# [SUPPLIED INFORMATION]
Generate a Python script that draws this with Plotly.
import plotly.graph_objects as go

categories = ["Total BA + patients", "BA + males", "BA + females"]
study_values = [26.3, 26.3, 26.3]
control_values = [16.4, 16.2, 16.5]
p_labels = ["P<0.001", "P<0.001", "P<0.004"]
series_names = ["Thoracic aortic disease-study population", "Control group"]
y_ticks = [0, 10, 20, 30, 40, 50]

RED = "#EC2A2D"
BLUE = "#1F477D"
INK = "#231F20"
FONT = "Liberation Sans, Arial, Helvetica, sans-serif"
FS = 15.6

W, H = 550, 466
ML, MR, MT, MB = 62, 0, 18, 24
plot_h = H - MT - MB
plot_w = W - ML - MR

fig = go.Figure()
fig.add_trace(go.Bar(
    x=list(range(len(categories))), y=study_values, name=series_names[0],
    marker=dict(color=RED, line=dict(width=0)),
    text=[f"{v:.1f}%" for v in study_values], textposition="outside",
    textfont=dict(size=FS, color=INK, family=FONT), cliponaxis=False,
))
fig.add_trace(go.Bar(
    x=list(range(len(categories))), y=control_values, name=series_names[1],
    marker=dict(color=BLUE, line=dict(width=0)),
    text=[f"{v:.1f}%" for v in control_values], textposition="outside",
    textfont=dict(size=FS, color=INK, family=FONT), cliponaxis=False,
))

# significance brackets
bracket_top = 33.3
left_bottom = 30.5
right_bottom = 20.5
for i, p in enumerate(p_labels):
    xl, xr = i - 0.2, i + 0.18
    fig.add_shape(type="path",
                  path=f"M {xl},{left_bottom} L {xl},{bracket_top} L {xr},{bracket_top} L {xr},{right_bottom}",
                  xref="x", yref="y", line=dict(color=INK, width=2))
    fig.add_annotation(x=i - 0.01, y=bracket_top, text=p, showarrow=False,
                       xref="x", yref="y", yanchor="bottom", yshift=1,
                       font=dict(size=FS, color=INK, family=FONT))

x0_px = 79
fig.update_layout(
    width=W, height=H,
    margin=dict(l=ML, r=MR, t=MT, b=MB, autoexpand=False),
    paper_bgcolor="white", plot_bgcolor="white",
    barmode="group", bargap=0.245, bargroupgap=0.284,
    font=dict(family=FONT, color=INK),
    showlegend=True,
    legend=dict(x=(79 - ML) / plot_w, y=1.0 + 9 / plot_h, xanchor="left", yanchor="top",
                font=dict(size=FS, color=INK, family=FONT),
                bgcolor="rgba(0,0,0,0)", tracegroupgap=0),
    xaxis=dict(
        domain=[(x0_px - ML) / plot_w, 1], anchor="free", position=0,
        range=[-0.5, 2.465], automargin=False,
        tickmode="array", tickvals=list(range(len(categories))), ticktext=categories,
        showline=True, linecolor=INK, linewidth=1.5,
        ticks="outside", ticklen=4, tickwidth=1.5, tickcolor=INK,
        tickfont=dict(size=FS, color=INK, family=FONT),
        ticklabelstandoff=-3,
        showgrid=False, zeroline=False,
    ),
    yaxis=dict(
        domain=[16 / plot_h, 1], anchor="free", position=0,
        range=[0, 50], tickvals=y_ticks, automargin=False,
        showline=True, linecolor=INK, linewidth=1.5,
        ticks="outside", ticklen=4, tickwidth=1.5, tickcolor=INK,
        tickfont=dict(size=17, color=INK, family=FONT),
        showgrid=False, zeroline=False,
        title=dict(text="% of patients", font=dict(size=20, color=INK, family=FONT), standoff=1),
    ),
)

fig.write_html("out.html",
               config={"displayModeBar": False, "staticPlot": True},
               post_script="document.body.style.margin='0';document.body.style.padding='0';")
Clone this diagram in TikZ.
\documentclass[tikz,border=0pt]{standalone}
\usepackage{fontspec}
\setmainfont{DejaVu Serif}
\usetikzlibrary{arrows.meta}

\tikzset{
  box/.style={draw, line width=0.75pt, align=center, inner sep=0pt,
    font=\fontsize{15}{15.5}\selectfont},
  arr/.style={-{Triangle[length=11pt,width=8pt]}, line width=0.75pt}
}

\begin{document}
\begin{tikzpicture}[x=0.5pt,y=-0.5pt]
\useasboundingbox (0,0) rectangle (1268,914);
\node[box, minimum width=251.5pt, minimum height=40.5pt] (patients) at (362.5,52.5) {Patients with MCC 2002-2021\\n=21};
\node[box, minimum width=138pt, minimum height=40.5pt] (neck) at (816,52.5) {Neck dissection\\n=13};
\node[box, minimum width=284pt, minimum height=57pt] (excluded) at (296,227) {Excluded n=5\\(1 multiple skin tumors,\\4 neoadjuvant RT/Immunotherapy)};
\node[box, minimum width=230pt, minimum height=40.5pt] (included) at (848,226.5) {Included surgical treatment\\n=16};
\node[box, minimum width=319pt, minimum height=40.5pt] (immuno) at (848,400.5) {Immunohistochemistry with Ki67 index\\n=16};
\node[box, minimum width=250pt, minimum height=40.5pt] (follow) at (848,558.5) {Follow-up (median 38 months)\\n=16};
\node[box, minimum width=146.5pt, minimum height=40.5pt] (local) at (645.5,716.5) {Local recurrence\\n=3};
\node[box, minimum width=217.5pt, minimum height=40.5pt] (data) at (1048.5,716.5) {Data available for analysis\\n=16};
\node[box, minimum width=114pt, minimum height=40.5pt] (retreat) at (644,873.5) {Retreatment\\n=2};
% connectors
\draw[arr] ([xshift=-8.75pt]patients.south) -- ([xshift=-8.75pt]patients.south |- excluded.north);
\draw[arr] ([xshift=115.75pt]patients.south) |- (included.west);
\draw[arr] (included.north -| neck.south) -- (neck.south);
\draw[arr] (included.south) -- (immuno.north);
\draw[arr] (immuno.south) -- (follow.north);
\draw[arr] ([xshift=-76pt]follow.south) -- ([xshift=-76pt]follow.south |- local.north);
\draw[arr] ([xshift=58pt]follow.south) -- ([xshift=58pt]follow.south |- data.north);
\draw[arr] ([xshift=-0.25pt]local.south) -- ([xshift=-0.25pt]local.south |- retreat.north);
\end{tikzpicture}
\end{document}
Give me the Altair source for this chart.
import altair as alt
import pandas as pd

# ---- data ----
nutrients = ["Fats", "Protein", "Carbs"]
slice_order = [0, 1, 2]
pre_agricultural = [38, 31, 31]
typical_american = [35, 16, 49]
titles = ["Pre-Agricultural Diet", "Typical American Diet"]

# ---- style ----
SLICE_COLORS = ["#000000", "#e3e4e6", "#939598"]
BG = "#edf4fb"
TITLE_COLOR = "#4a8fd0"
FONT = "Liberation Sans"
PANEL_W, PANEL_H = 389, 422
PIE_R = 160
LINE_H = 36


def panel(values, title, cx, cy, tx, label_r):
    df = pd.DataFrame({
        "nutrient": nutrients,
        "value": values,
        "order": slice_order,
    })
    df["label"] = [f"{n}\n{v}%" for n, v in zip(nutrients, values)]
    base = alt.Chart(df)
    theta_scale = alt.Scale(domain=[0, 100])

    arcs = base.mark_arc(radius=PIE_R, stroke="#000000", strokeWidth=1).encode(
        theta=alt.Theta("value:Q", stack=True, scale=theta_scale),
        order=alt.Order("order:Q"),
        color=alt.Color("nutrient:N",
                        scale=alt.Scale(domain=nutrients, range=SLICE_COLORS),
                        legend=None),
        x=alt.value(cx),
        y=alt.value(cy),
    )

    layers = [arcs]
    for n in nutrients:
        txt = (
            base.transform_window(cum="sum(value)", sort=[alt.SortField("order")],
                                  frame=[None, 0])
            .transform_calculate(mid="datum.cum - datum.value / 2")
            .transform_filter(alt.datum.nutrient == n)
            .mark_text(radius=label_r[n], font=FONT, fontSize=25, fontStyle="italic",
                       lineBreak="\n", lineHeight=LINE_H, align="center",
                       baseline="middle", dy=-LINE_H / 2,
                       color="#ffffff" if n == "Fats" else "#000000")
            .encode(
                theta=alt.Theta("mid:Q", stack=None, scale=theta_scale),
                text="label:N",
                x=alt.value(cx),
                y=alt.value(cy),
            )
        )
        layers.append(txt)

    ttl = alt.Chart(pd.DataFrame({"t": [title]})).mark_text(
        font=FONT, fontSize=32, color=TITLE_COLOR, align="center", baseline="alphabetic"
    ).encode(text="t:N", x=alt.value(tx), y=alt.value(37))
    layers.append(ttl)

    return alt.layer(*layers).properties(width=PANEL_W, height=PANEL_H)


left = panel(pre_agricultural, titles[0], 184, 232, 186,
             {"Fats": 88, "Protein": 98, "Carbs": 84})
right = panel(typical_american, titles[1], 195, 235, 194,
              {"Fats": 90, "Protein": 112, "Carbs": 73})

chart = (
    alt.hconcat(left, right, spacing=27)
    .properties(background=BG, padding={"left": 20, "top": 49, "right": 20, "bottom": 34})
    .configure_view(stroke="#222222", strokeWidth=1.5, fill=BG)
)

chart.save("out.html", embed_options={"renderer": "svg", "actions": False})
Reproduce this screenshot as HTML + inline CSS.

# [GIVEN REQUEST]
Select the lines from the entries that include the word "this".

# [PROBLEM SOLUTION]
Generate a Python script that draws this with Plotly.
Clone this diagram in TikZ.
Give me the Altair source for this chart.
Reproduce this screenshot as HTML + inline CSS.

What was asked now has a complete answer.